- Freya Thimsen
- Days and Times
- 11:30a - 12:45p MW (4 CR.)
- Course Description
Topic: Pedagogy for Public Culture
What is the value and importance of educating? How are understandings of the value and importance of educating translated into pedagogical techniques? This course is intended to invite consideration of fundamental issues in the theories and practices of humanities teaching both inside and outside of the contemporary university. Pedagogical orientations should not be understood as context-free formulae but rather as cultural practices deeply embedded within long standing but constantly shifting institutions, traditions, narratives, and controversies. Techniques have consequences and genealogies, and an effective critical pedagogy entails a self-reflexive understanding of those consequences and genealogies. Scholars such as Michel Foucault, Wendy Brown, and Christopher Newfield have contributed important insights into how historical contexts have changed expectations and resources available for “educating” the public.
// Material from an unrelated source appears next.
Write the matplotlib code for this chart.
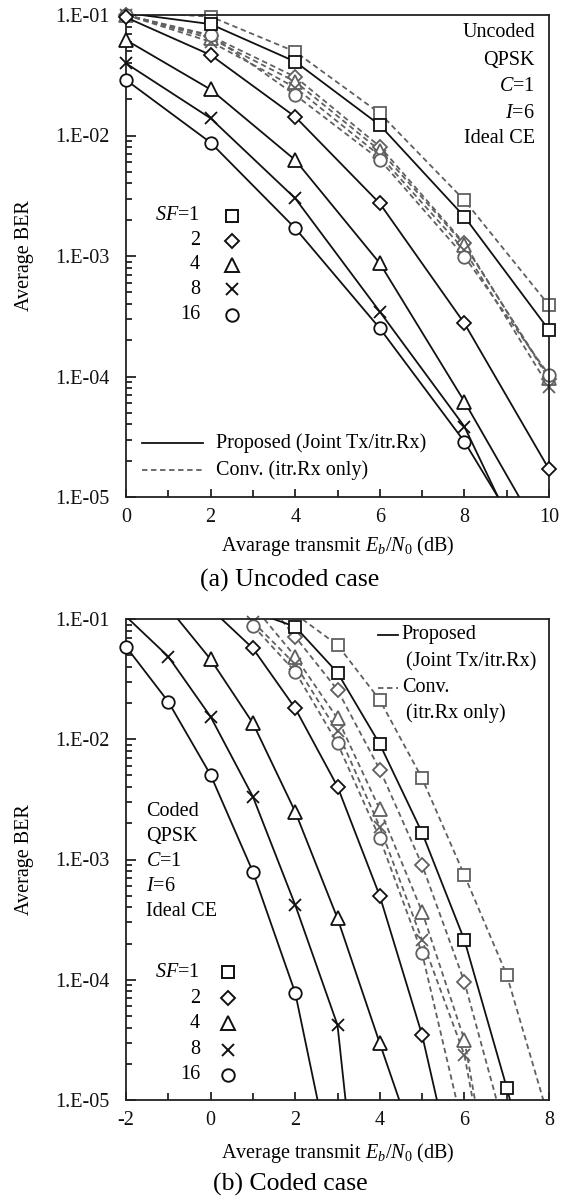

Given shifts in the economics, politics, and culture of colleges and universities, how should we be conceptualizing the value of an education in the humanities, rhetoric, and persuasive arts? This course will begin the process of answering this question by considering critical perspectives on issues such as the neoliberalization of universities and how they both perpetuate and address racial inequalities, student debt, and other structural elements of education that pedagogy for public culture must respond to. We will then take up the work of historical and contemporary touchstone pedagogical thinkers such as Matthew Arnold,
Stanley Fish, John Dewey, bell hooks, Paolo Friere, Isocrates, Henry Giroux, Fred Moten & Stephano Harney, and Jacques Rancière to explore how reconceptualizing the art of teaching and its goals can respond to (and fail to respond to) ongoing changes in public institutions that are capturing, defining, and distributing culture, power, and political action. Along the way we will consider the value and implications of a variety of pedagogically inflected activities that may include the following according to student interest: service learning, internships, writing centers, speaking centers, community literacy projects, museum-based education, administrative service, prison-based hybrid classrooms, and historical archives.